29/09/2012
Paloma Valencia Laserna
El País, 29/09/2012
Todos queremos la paz, y por supuesto que es necesaria una negociación para lograr la terminación del conflicto. Sin embargo, conviene precisar algunos aspectos que en medio de la euforia que nos causa la palabra PAZ, están distorsionándose.
Sea lo primero distinguir la paz del fin del conflicto. Lo que negociamos con los narcoterroristas no es la paz. Es decir, negociamos que ellos y el fragmento del grupo que les obedezca, cesen las hostilidades y dejen las armas. Aquello no significa automáticamente la paz. Colombia tiene otros focos de violencia y aún los procesos de postconflicto son violentos y largos. Sin embargo, puede ser el inicio de ese sendero, y en esa medida es valioso.
Sobreviene la cuestión de qué se negocia. La sociedad puede y debe ser generosa para conseguir la reconciliación de las fuerzas que la integran; pero las concesiones han de ser limitadas. Los Estados latinoamericanos tienen entre sus más dolorosos problemas, su falta de legitimidad. En Colombia el fenómeno se amplía pues el Estado no es capaz de cumplir con sus dos funciones esenciales: la seguridad y la justicia. En ese contexto, las cesiones no pueden ser tales que quebranten las endebles instituciones y la frágil percepción de justicia que hemos logrado construir. ¿Con cuál legitimidad se les impone la ley a los ciudadanos si para otros -autores que crímenes atroces- no se aplica?
Se pueden intentar justificaciones, pero evaluadas un poco más allá empiezan a mostrar sus limitaciones. Si decimos que el fin -en este caso la paz-, justifica los medios, caemos en la contradicción de que se establecerá para el largo plazo esa visión a los ojos de los colombianos. Será inevitable que otros conserven esta enseñanza con todo lo que ello implica.
Hay quienes arguyen que se trata de un movimiento político. Esta es la explicación menos aceptable de todas. Ninguna ideología política legitima el narcoterrorismo. Si un colombiano mata a otro porque no comparte su manera de pensar; si lo mata para obligar a otros a que piensen como él; si lo hace por un fin altruista, porque considera que existe un mundo mejor y que sólo a través de la violencia será posible direccionar a la sociedad, no sería excusado. La condición de grupo, de colectivo, no suaviza esta interpretación, si acaso la agrava.

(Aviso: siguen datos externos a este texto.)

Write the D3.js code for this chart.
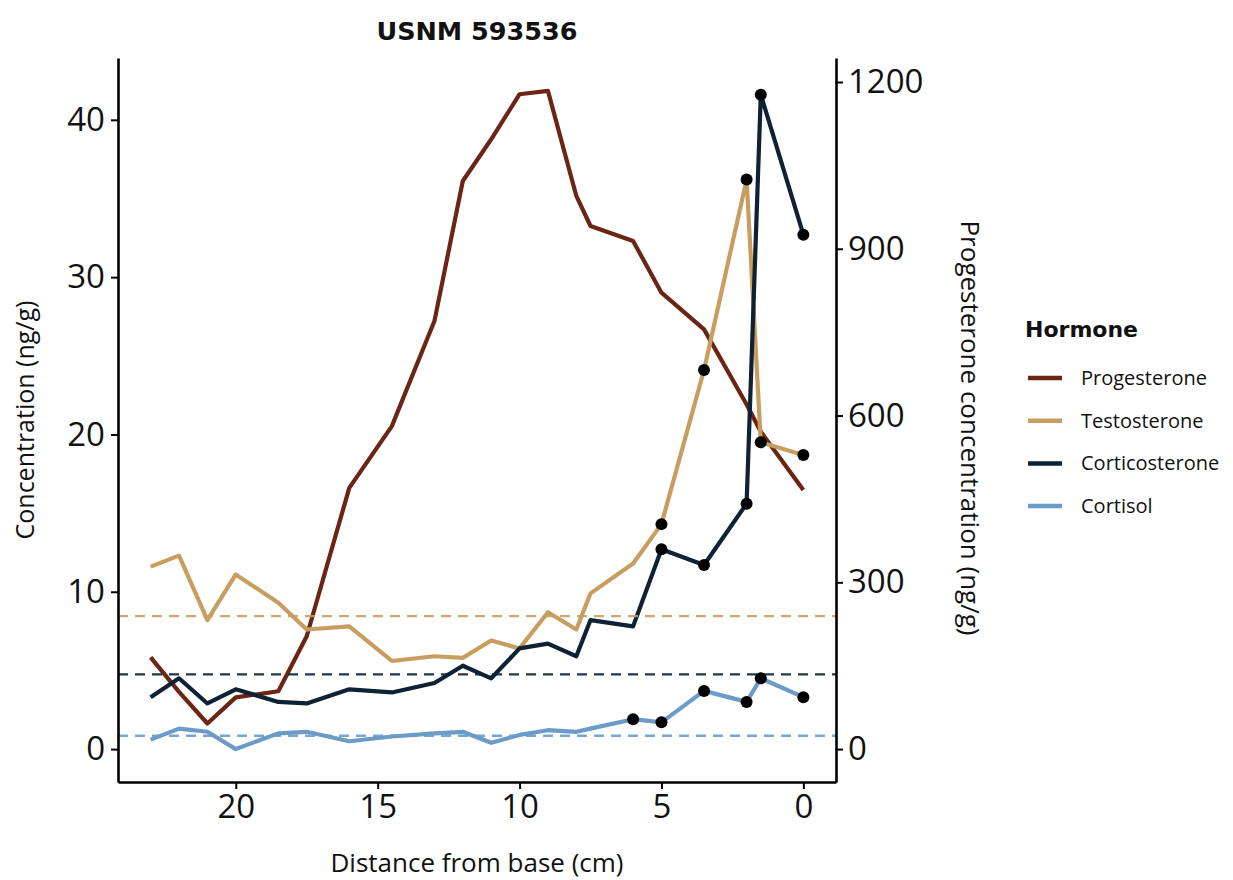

Podría sostenerse que existen causas objetivas para la violencia; que el país requiere transformaciones en sus estructuras para que la convivencia sea posible. La primera crítica obvia es que las mayorías democráticas son las llamadas a escoger el tipo de políticas que desean implantar en la sociedad. Sin embargo, para avanzar en el debate, y aceptamos que las ideas de izquierda deben imperar en el país -aun cuando las mayorías no las privilegien-, no hay justificación a que sea una izquierda asesina y narcoterrorista la que tenga la vocería para hacer exigencias. Si de implantar esas ideas se trata sería más sensato otorgarle la vocería y la fuerza política a la izquierda que ha militado en la democracia, que ha buscado espacios políticos con la fuerza de sus palabras y sus convicciones, y no con las armas.
Las concesiones que se hacen a los violentos deben ser limitadas. Deben resistir el examen del tiempo y dejar en lo posible lecciones para la sociedad futura. No se trata de perpetuar la guerra, ni la violencia; pero tampoco podemos destruirlo todo y caer vencidos ante los violentos.